Comparing these proposals to the Irving-Repsol project sheds some useful light on what's going on. Irving and Repsol are energy companies. Irving has the wherewithal to develop the infrastructure and access the pipeline; Repsol has the wherewithal to access and deliver the gas. Passamaquoddy developers, on the other hand, appear to be little more than brokers and speculators.

They know that natural gas is a hot commodity and that the demand and therefore price is only going to up. As continental reserves are tapped out, the only new gas supply for North America seems to be in the liquified form. Liquifying natural gas by supercooling it allows it to be transported by tankers from overseas countries.

The problem is, LNG terminals are very difficult to site. Besides the hazardous nature of the cargo and the immensity of the tankers, LNG terminals are huge installations that attract energy intensive industries, thereby creating a heavy industry centre wherever they are located. With heavy industry comes pollution, noise, lights and natural habitat destruction.

The price of jobs, some would say, but in areas where the existing economy is based on industries that depend on a clean environment, healthy fish habitat, access to coastal waters, peace and quiet, it's a bad fit. That was the decision of five other Maine towns when LNG promoters came to call over the past two years, and the position of many people on both sides of the Passamaquoddy Bay -St. Croix line.

Back to the promoters. They have seized an opportunity to cash in on the insatiable appetite for natural gas by 'delivering' a terminal site on a platter to big energy companies. They set up a front company to find a site, quell the opposition, deliver local decision-makers and pave the way for the regulatory process to unfold quickly and easily. Each hurdle cleared is an asset they can sell. When enough hurdles are cleared, their assets will become attractive to a real energy company that would access the gas overseas and distribute it in the U.S. market. Without this energy company, the promoters have nothing.

To date, none of the three Passamaquoddy developers have revealed their big energy partners. Given the number of Passamaquoddy Bay proposals, it looks like none of them have such a partner. Instead, they will all develop competing proposals which they can then market to the highest bidder. Presumably, the proposal with the least cost and fewest regulatory and community hassles attached would attract the attention of real energy companies who would then pay a handsome fee to the front company, possibly sign some kind of partnership deal, and take over the business.
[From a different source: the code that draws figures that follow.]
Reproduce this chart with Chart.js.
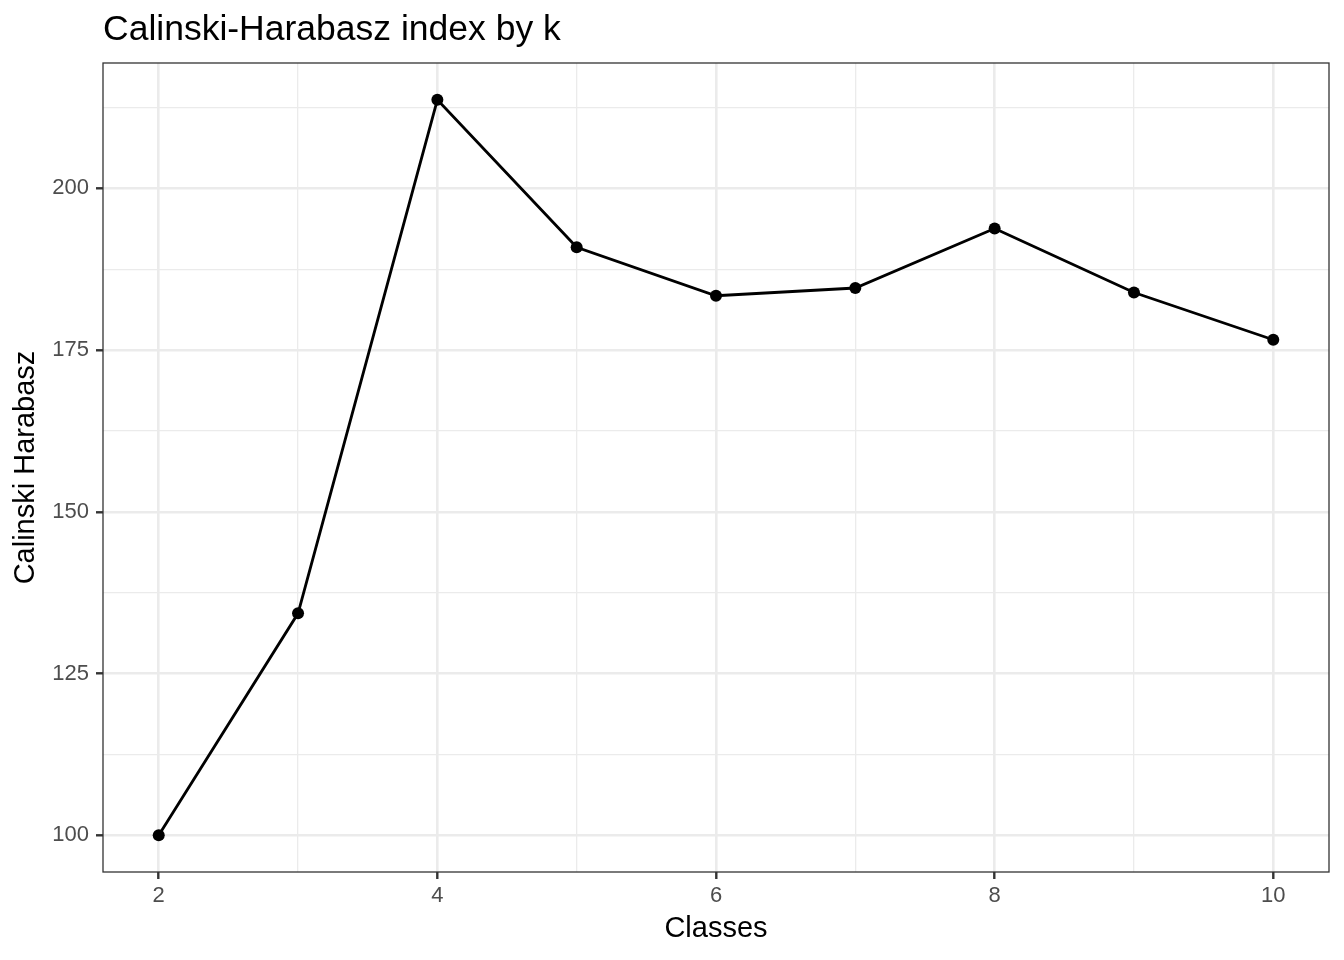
<!DOCTYPE html>
<html>
<head>
<meta charset="utf-8">
<script src="https://cdn.jsdelivr.net/npm/chart.js@4"></script>
<style>
  html, body { margin: 0; padding: 0; background: #ffffff; }
  #wrap { width: 1344px; height: 960px; }
</style>
</head>
<body>
<div id="wrap"><canvas id="c" width="1344" height="960"></canvas></div>
<script>
// ---- data ----
const classes = [2, 3, 4, 5, 6, 7, 8, 9, 10];
const chValues = [100.0, 134.3, 213.7, 190.9, 183.4, 184.6, 193.8, 183.9, 176.6];
const xTicks = [2, 3, 4, 5, 6, 7, 8, 9, 10];
const xMajor = [2, 4, 6, 8, 10];
const yTicks = [100, 112.5, 125, 137.5, 150, 162.5, 175, 187.5, 200, 212.5];
const yMajor = [100, 125, 150, 175, 200];
const titleText = 'Calinski-Harabasz index by k';
const xTitle = 'Classes';
const yTitle = 'Calinski Harabasz';

// ggplot-like 5% expansion
const xMinD = Math.min(...classes), xMaxD = Math.max(...classes);
const yMinD = Math.min(...chValues), yMaxD = Math.max(...chValues);
const xPad = (xMaxD - xMinD) * 0.05, yPad = (yMaxD - yMinD) * 0.05;

const FONT = '"Liberation Sans", Arial, Helvetica, sans-serif';
const GRID = '#EBEBEB';
const DARK = '#333333';

const isMajorX = v => xMajor.includes(v);
const isMajorY = v => yMajor.includes(v);

const panelBorder = {
  id: 'panelBorder',
  afterDraw(chart) {
    const {ctx, chartArea: a} = chart;
    ctx.save();
    ctx.strokeStyle = DARK;
    ctx.lineWidth = 1.3;
    ctx.strokeRect(a.left, a.top, a.right - a.left, a.bottom - a.top);
    ctx.restore();
  }
};

new Chart(document.getElementById('c'), {
  type: 'line',
  data: {
    datasets: [{
      data: classes.map((k, i) => ({x: k, y: chValues[i]})),
      borderColor: '#000000',
      backgroundColor: '#000000',
      borderWidth: 2.8,
      tension: 0,
      pointRadius: 6,
      pointBorderWidth: 0,
      pointBackgroundColor: '#000000',
      fill: false
    }]
  },
  options: {
    responsive: false,
    devicePixelRatio: 1,
    animation: false,
    layout: { padding: { left: 0, right: 15, top: 0, bottom: 0 } },
    plugins: {
      legend: { display: false },
      tooltip: { enabled: false },
      title: {
        display: true,
        text: titleText,
        align: 'start',
        fullSize: false,
        color: '#000000',
        font: { family: FONT, size: 35.5, weight: 'normal', lineHeight: 1.2 },
        padding: { top: 9, bottom: 11.4 }
      }
    },
    scales: {
      x: {
        type: 'linear',
        min: xMinD - xPad,
        max: xMaxD + xPad,
        afterBuildTicks: s => { s.ticks = xTicks.map(v => ({value: v})); },
        afterFit: s => { s.height = 88; },
        ticks: {
          autoSkip: false,
          maxRotation: 0,
          padding: 4,
          color: '#4D4D4D',
          font: { family: FONT, size: 22, lineHeight: 1.2 },
          callback: v => isMajorX(v) ? String(v) : ''
        },
        grid: {
          color: GRID,
          lineWidth: c => (c.tick && isMajorX(c.tick.value)) ? 2.6 : 1.3,
          drawTicks: true,
          tickLength: 7,
          tickWidth: 2.4,
          tickColor: c => (c.tick && isMajorX(c.tick.value)) ? DARK : 'rgba(0,0,0,0)'
        },
        border: { display: false },
        title: {
          display: true,
          text: xTitle,
          color: '#000000',
          font: { family: FONT, size: 29, lineHeight: 1.2 },
          padding: { top: 0, bottom: 14 }
        }
      },
      y: {
        type: 'linear',
        min: yMinD - yPad,
        max: yMaxD + yPad,
        afterBuildTicks: s => { s.ticks = yTicks.map(v => ({value: v})); },
        afterFit: s => { s.width = 103; },
        ticks: {
          autoSkip: false,
          padding: 7,
          color: '#4D4D4D',
          font: { family: FONT, size: 22, lineHeight: 1.2 },
          callback: v => isMajorY(v) ? String(v) : ''
        },
        grid: {
          color: GRID,
          lineWidth: c => (c.tick && isMajorY(c.tick.value)) ? 2.6 : 1.3,
          drawTicks: true,
          tickLength: 7,
          tickWidth: 2.4,
          tickColor: c => (c.tick && isMajorY(c.tick.value)) ? DARK : 'rgba(0,0,0,0)'
        },
        border: { display: false },
        title: {
          display: true,
          text: yTitle,
          color: '#000000',
          font: { family: FONT, size: 29, lineHeight: 1.2 },
          padding: { top: 9, bottom: 0 }
        }
      }
    }
  },
  plugins: [panelBorder]
});
</script>
</body>
</html>
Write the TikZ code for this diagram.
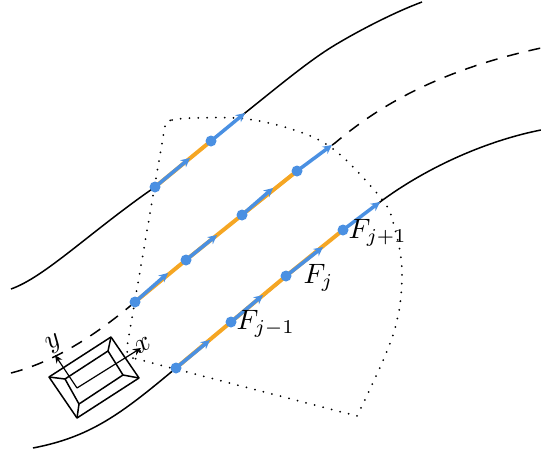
\documentclass[tikz,border=0pt]{standalone}
\usepackage{amsmath}
\usetikzlibrary{arrows.meta}
\definecolor{myblue}{HTML}{4A90E2}
\definecolor{myorange}{HTML}{F5A623}
\tikzset{
  road/.style={black,line width=1.5pt},
  roaddash/.style={black,line width=1.5pt,dash pattern=on 12pt off 10pt},
  sector/.style={black,line width=2pt,line cap=round,dash pattern=on 0pt off 8.8pt},
  car/.style={black,line width=1.5pt,line join=round},
  axisarrow/.style={black,line width=1.2pt,-{Stealth[length=8pt,width=7pt]}},
  segment/.style={myorange,line width=4pt},
  force/.style={myblue,line width=3.5pt,-{Stealth[length=9pt,width=9pt]}},
  point/.style={circle,fill=myblue,inner sep=0pt,minimum size=11pt},
  lab/.style={inner sep=0pt,scale=2.8,transform shape},
  axlab/.style={inner sep=0pt,scale=2.8,rotate=30,transform shape},
}
\begin{document}
\begin{tikzpicture}[x=1pt,y=-1pt]
\useasboundingbox (0,0) rectangle (541,455);
% road
\draw[road] (11,289) .. controls (45,277) and (90,232) .. (155,187) -- (211,141) -- (245,113) .. controls (280,85) and (310,60) .. (335,45) .. controls (360,30) and (395,12) .. (422,2);
\draw[roaddash] (11,373) .. controls (50,363) and (90,340) .. (135,302) -- (297,171) -- (335,143) .. controls (380,105) and (440,70) .. (541,48);
\draw[road] (33,448) .. controls (90,437) and (120,415) .. (176,368) -- (343,230) -- (380,202) .. controls (430,165) and (490,140) .. (541,130);
% sector
\draw[sector] (133,358) .. controls (128,356) and (126,352) .. (127,347) -- (165,126) .. controls (165,122) and (167,121) .. (172,120)
  plot[smooth,tension=0.6] coordinates {(172,120) (193,118) (247,119) (300,132) (337,152) (380,197) (393,222) (402,273) (393,335) (357,416)} -- (133,358);
% car
\draw[car] (49,377) -- (111,337) -- (139,378) -- (77,418) -- cycle;
\draw[car] (65,379) -- (108,351) -- (123,375) -- (79,404) -- cycle;
\draw[car] (49,377) -- (65,379) (111,337) -- (108,351) (139,378) -- (123,375) (77,418) -- (79,404);
\coordinate (o) at (77,388);
\coordinate (xt) at (141,348);
\coordinate (yt) at (55,355);
\draw[axisarrow] (o) -- (xt);
\draw[axisarrow] (o) -- (yt);
\node[axlab] (xl) at (143,345) {$x$};
\node[axlab] (yl) at (54,344) {$y$};
% segments
\coordinate (t0e) at (190,158);
\coordinate (t1e) at (245,113);
\coordinate (m0e) at (168,273);
\coordinate (m1e) at (217,235);
\coordinate (m2e) at (273,188);
\coordinate (m3e) at (332,145);
\coordinate (b0e) at (210,340);
\coordinate (b1e) at (263,295);
\coordinate (b2e) at (323,247);
\coordinate (b3e) at (380,202);
\coordinate (t0) at (155,187);
\coordinate (t1) at (211,141);
\coordinate (m0) at (135,302);
\coordinate (m1) at (186,260);
\coordinate (m2) at (242,215);
\coordinate (m3) at (297,171);
\coordinate (b0) at (176,368);
\coordinate (b1) at (231,322);
\coordinate (b2) at (286,276);
\coordinate (b3) at (343,230);
\draw[segment] (t0) -- (t1);
\draw[segment] (m0) -- (m1);
\draw[segment] (m1) -- (m2);
\draw[segment] (m2) -- (m3);
\draw[segment] (b0) -- (b1);
\draw[segment] (b1) -- (b2);
\draw[segment] (b2) -- (b3);
\draw[force] (t0) -- (t0e);
\draw[force] (t1) -- (t1e);
\draw[force] (m0) -- (m0e);
\draw[force] (m1) -- (m1e);
\draw[force] (m2) -- (m2e);
\draw[force] (m3) -- (m3e);
\draw[force] (b0) -- (b0e);
\draw[force] (b1) -- (b1e);
\draw[force] (b2) -- (b2e);
\draw[force] (b3) -- (b3e);
\node[point] (p1) at (t0) {};
\node[point] (p2) at (t1) {};
\node[point] (p3) at (m0) {};
\node[point] (p4) at (m1) {};
\node[point] (p5) at (m2) {};
\node[point] (p6) at (m3) {};
\node[point] (p7) at (b0) {};
\node[point] (p8) at (b1) {};
\node[point] (p9) at (b2) {};
\node[point] (p10) at (b3) {};
\node[lab,anchor=base west] (f1) at (236,329) {$F_{j-1}$};
\node[lab,anchor=base west] (f2) at (303,283) {$F_{j}$};
\node[lab,anchor=base west] (f3) at (348,238) {$F_{j+1}$};
\end{tikzpicture}
\end{document}
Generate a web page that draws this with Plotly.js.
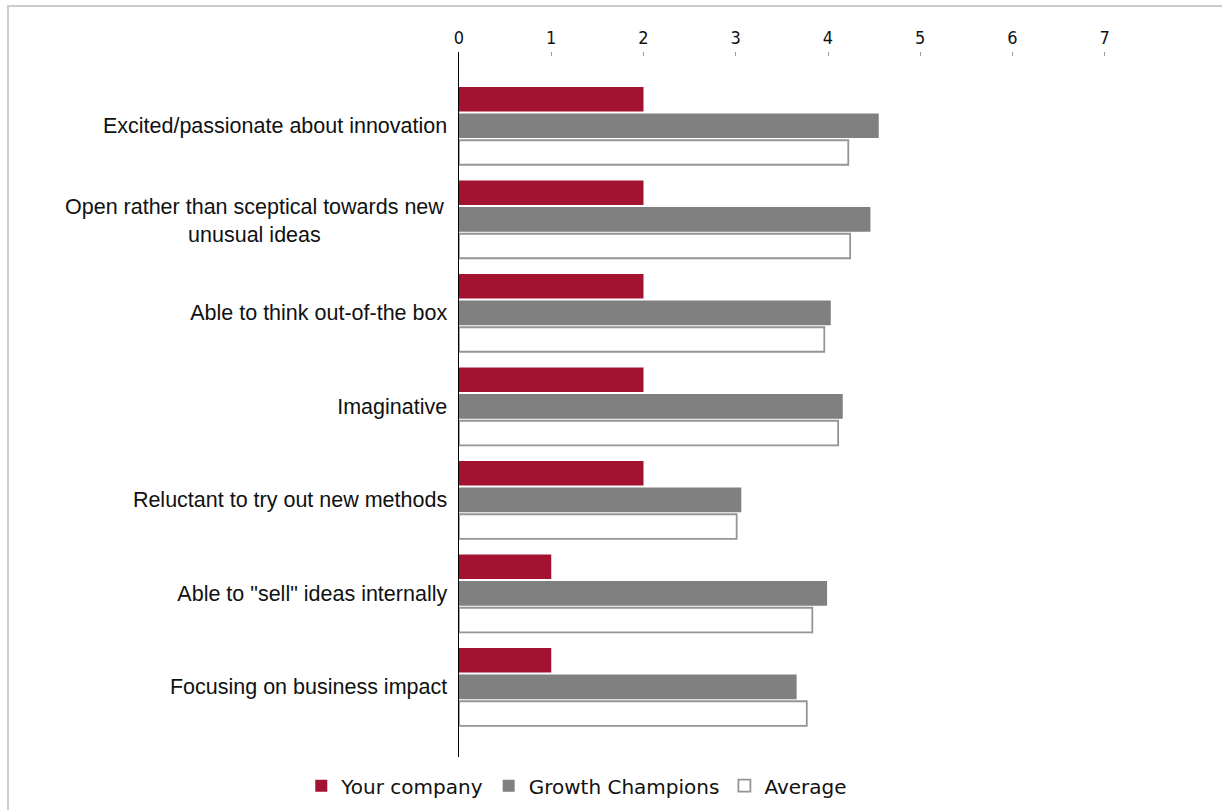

Furthermore, this third proposal strongly hints at some interests hedging their bets, so to speak. The front people are some of the same folks who support the Pleasant Point project. They refused to reveal all their partners, but since the only good point (from the developer's perspective) about the Split Rock site is that it is on reservation land, it would not be surprising to see Developer No. 1 showing up elsewhere.

The LNG boom is attracting all kinds of speculators wanting to milk the next energy cash cow. In Washington County, Maine they have found a soft spot on an otherwise hard coastal landscape.


Janice Harvey is a freelance writer and a long-time director of the Conservation Council of New Brunswick. Her column appears on Wednesday.